First, at high-tech companies with a high percentage of employees with an academic degree, potential exists to hire people with a non-technology degree or people without a degree who were fired or furloughed during the crisis.

These are still high-quality people, and they might consider the high-tech option because of the employment crisis. The second finding is even more intriguing: Among Israel’s jobless in non-high-tech industries, there are between 43,000 and 104,000 high-quality workers, at least some of whom might have the potential to enter high-tech.

Third, from 2010 to 2017, the rate of salary increases for workers with academic degrees in non-high-tech industries was higher than for those with such degrees in high-tech. This indicates surplus demand for people who could potentially join the high-flying industry.

These are encouraging findings that obligate Israel to exhaust its potential at home before sending plane tickets to high-tech experts abroad. If salaries for Israeli employees in the sector create too much of a bubble, we’ll see the results in the future. In the meantime, let them enjoy themselves.
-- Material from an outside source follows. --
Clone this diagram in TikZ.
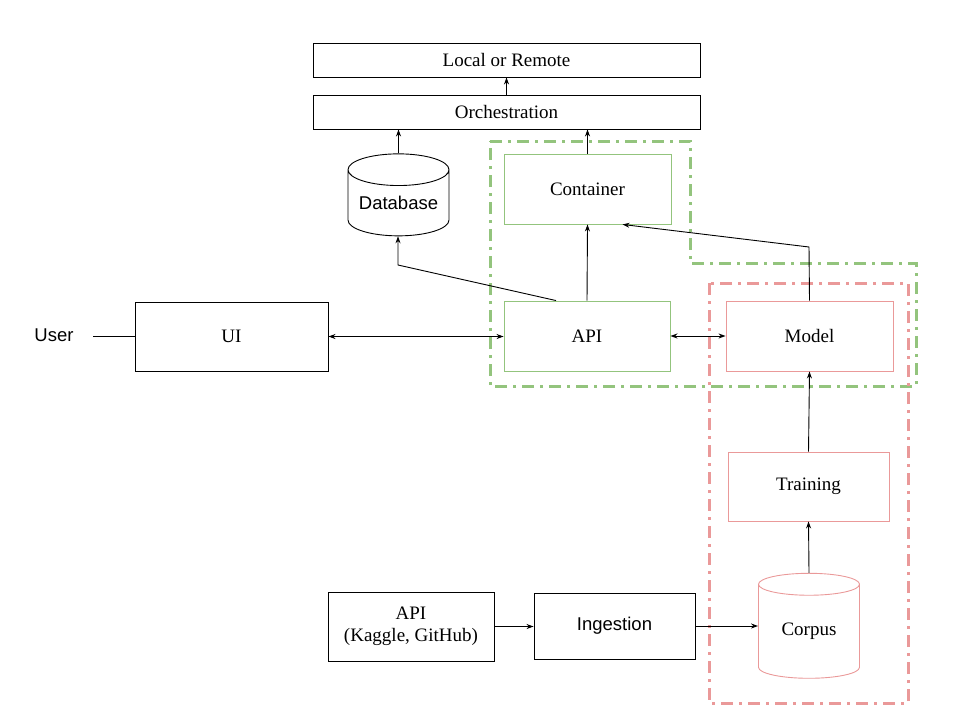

The ultra-Orthodox and the Arab Israelis

Farkash-Hacohen and her aides, United Arab List chief Mansour Abbas and the Israel Innovation Authority are crafting a plan for the Arab-Israeli community as part of the government’s aim to increase high-tech’s percentage of the labor market to 15 percent within five years from 9.5 percent today. Currently only 3 percent of high-tech employees are from the ultra-Orthodox community, while just 2 percent are from the Arab community.

Accordingly, a plan has been drawn up for research and development centers and startup accelerators in the Arab community, as well as incubators to invest in the first stages of young companies. That’s an excellent long-range view.

But the importing of thousands of foreign workers for high-tech would greatly reduce the companies’ incentive to wait for the beneficiaries of the specialty training. As a result, the worker shortage would remain chronic, as would the dependence on people from abroad. Plus, the government aims to create 170,000 high-tech jobs for Israelis, not people from other countries.